Short exercise
In the material below, please retype the lines from the very first through the one with "const xAxisTitle = 'Week';", exactly and without pictures.

Data

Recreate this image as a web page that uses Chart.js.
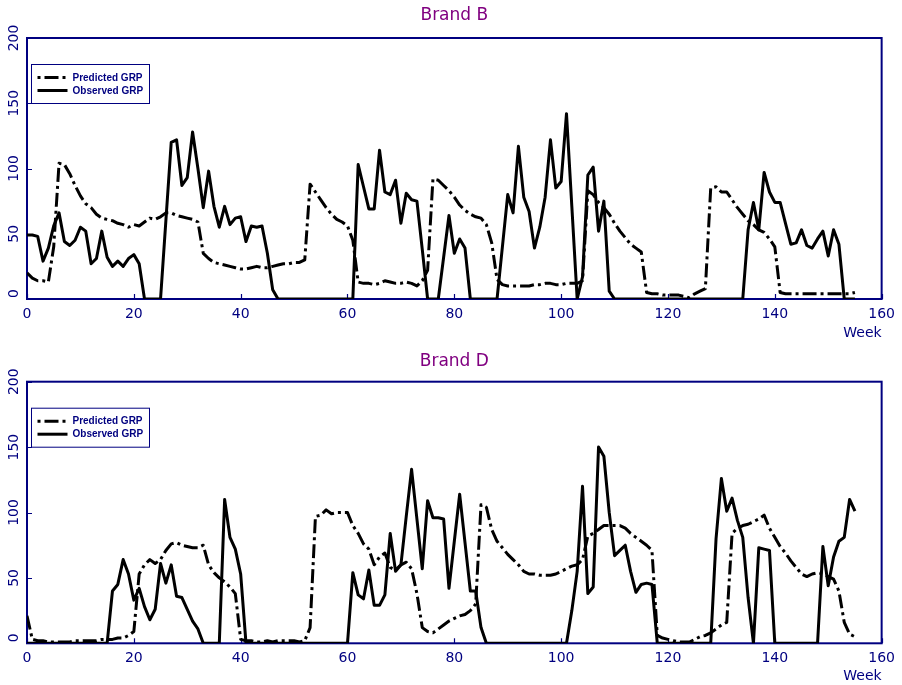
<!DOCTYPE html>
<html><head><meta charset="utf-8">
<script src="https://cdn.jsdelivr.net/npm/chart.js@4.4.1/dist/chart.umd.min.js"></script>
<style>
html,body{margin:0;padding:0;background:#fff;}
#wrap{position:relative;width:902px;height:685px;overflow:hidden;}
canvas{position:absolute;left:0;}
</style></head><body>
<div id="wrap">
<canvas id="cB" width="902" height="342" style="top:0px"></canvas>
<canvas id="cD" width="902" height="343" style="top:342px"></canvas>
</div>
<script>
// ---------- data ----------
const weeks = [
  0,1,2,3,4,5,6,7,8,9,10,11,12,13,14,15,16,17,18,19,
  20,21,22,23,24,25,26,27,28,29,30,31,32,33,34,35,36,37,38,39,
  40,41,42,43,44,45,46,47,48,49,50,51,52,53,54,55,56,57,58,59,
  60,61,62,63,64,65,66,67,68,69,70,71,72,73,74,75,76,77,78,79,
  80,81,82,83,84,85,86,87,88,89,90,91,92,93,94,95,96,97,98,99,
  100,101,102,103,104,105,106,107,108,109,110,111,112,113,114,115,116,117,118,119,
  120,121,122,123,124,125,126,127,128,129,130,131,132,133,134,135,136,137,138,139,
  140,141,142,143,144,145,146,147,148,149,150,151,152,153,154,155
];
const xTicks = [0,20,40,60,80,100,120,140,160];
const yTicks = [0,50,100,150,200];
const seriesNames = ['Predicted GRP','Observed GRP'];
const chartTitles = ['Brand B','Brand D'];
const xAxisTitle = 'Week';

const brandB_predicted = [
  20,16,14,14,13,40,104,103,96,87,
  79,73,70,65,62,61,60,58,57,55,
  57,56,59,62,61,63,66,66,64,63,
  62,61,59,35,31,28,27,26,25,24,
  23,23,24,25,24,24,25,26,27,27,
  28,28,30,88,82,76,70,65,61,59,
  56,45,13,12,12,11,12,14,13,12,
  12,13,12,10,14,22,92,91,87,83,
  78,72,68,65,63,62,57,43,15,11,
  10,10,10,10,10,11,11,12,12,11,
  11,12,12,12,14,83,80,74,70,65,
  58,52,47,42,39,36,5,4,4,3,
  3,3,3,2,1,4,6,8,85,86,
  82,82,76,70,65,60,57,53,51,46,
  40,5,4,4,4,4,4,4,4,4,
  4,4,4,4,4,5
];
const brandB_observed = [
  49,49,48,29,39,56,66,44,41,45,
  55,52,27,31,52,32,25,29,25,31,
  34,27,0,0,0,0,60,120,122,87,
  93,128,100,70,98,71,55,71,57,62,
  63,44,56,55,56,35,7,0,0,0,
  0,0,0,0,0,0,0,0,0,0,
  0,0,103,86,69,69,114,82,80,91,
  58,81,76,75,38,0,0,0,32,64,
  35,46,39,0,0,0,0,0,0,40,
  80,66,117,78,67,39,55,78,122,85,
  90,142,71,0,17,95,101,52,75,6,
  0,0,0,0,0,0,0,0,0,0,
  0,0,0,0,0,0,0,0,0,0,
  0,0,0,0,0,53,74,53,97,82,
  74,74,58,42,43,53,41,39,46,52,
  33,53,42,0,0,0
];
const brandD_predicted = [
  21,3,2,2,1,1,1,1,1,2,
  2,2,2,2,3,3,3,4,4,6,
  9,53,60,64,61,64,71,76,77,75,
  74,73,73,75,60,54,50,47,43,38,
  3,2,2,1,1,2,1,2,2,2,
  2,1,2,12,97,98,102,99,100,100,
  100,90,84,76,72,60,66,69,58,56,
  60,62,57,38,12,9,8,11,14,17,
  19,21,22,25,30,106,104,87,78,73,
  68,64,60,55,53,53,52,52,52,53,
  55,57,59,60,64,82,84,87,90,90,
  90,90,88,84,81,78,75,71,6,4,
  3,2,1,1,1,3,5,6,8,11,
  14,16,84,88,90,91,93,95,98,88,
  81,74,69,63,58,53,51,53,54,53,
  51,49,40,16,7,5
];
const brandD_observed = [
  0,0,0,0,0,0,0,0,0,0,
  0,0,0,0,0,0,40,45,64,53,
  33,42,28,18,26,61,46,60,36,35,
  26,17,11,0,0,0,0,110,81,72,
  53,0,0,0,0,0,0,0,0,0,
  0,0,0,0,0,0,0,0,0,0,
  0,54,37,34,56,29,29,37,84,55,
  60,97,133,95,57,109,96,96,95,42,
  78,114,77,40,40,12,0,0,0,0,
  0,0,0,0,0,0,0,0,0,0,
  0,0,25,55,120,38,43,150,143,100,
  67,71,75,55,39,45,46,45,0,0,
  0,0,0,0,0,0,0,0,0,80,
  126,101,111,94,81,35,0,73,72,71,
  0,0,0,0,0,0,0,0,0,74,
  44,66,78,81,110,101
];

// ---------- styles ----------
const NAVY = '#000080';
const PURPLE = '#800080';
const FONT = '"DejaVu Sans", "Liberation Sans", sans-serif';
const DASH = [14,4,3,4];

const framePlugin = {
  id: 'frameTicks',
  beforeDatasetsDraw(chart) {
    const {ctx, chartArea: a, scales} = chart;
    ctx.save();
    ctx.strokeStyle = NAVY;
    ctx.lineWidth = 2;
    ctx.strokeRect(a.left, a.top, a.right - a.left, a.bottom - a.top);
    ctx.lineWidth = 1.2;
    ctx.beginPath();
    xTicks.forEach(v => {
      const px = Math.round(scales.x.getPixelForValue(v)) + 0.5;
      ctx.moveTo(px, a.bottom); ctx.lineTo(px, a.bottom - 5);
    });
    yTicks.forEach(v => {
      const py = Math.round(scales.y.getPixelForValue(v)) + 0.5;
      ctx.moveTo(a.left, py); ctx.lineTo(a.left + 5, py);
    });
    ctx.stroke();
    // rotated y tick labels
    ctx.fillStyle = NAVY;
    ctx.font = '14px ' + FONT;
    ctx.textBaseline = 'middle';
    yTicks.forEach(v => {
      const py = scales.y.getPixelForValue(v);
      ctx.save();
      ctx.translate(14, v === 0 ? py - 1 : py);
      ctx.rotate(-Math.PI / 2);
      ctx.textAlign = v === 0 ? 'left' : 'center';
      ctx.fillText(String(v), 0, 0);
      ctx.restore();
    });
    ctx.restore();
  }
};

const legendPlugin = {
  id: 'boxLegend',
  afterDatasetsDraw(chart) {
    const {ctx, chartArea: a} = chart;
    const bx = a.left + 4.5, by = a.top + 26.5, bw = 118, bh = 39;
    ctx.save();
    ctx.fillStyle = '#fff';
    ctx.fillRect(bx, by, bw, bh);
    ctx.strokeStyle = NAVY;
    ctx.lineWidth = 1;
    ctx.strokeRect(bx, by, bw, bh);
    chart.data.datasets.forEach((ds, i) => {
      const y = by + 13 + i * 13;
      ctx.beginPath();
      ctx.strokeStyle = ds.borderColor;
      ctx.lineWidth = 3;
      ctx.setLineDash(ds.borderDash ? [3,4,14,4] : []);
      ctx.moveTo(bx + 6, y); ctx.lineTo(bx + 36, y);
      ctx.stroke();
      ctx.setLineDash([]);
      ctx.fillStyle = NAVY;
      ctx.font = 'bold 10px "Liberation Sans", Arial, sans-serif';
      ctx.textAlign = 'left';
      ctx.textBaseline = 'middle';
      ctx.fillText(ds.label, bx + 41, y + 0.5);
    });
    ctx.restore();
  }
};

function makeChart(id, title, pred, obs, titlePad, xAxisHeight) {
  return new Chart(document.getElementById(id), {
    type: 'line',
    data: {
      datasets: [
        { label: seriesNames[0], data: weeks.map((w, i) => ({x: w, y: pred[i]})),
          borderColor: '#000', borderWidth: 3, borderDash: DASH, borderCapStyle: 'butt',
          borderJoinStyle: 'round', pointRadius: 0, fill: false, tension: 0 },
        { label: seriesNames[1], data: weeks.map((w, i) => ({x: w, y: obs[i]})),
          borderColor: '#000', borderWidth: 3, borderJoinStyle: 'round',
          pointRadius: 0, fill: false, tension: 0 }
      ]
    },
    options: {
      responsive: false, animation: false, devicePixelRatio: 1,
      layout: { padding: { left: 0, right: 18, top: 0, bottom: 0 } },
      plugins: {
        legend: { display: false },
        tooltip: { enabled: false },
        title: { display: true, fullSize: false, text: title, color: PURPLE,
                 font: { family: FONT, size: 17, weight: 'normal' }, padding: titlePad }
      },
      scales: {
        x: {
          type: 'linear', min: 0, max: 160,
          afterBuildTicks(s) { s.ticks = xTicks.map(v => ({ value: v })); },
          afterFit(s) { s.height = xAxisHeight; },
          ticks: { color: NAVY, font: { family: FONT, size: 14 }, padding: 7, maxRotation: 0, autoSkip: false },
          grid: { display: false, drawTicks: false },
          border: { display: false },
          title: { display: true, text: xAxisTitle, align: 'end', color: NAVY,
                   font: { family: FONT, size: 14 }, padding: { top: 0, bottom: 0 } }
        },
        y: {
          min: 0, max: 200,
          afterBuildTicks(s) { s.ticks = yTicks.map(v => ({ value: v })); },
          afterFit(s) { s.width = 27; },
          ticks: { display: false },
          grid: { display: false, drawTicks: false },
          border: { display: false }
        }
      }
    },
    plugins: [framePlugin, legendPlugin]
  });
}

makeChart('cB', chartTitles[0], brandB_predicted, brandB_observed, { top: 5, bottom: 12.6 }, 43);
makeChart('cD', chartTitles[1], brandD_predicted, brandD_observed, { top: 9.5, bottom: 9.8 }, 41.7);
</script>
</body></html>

Result
Recreate this image as a web page that uses Chart.js.
<!DOCTYPE html>
<html><head><meta charset="utf-8">
<script src="https://cdn.jsdelivr.net/npm/chart.js@4.4.1/dist/chart.umd.min.js"></script>
<style>
html,body{margin:0;padding:0;background:#fff;}
#wrap{position:relative;width:902px;height:685px;overflow:hidden;}
canvas{position:absolute;left:0;}
</style></head><body>
<div id="wrap">
<canvas id="cB" width="902" height="342" style="top:0px"></canvas>
<canvas id="cD" width="902" height="343" style="top:342px"></canvas>
</div>
<script>
// ---------- data ----------
const weeks = [
  0,1,2,3,4,5,6,7,8,9,10,11,12,13,14,15,16,17,18,19,
  20,21,22,23,24,25,26,27,28,29,30,31,32,33,34,35,36,37,38,39,
  40,41,42,43,44,45,46,47,48,49,50,51,52,53,54,55,56,57,58,59,
  60,61,62,63,64,65,66,67,68,69,70,71,72,73,74,75,76,77,78,79,
  80,81,82,83,84,85,86,87,88,89,90,91,92,93,94,95,96,97,98,99,
  100,101,102,103,104,105,106,107,108,109,110,111,112,113,114,115,116,117,118,119,
  120,121,122,123,124,125,126,127,128,129,130,131,132,133,134,135,136,137,138,139,
  140,141,142,143,144,145,146,147,148,149,150,151,152,153,154,155
];
const xTicks = [0,20,40,60,80,100,120,140,160];
const yTicks = [0,50,100,150,200];
const seriesNames = ['Predicted GRP','Observed GRP'];
const chartTitles = ['Brand B','Brand D'];
const xAxisTitle = 'Week';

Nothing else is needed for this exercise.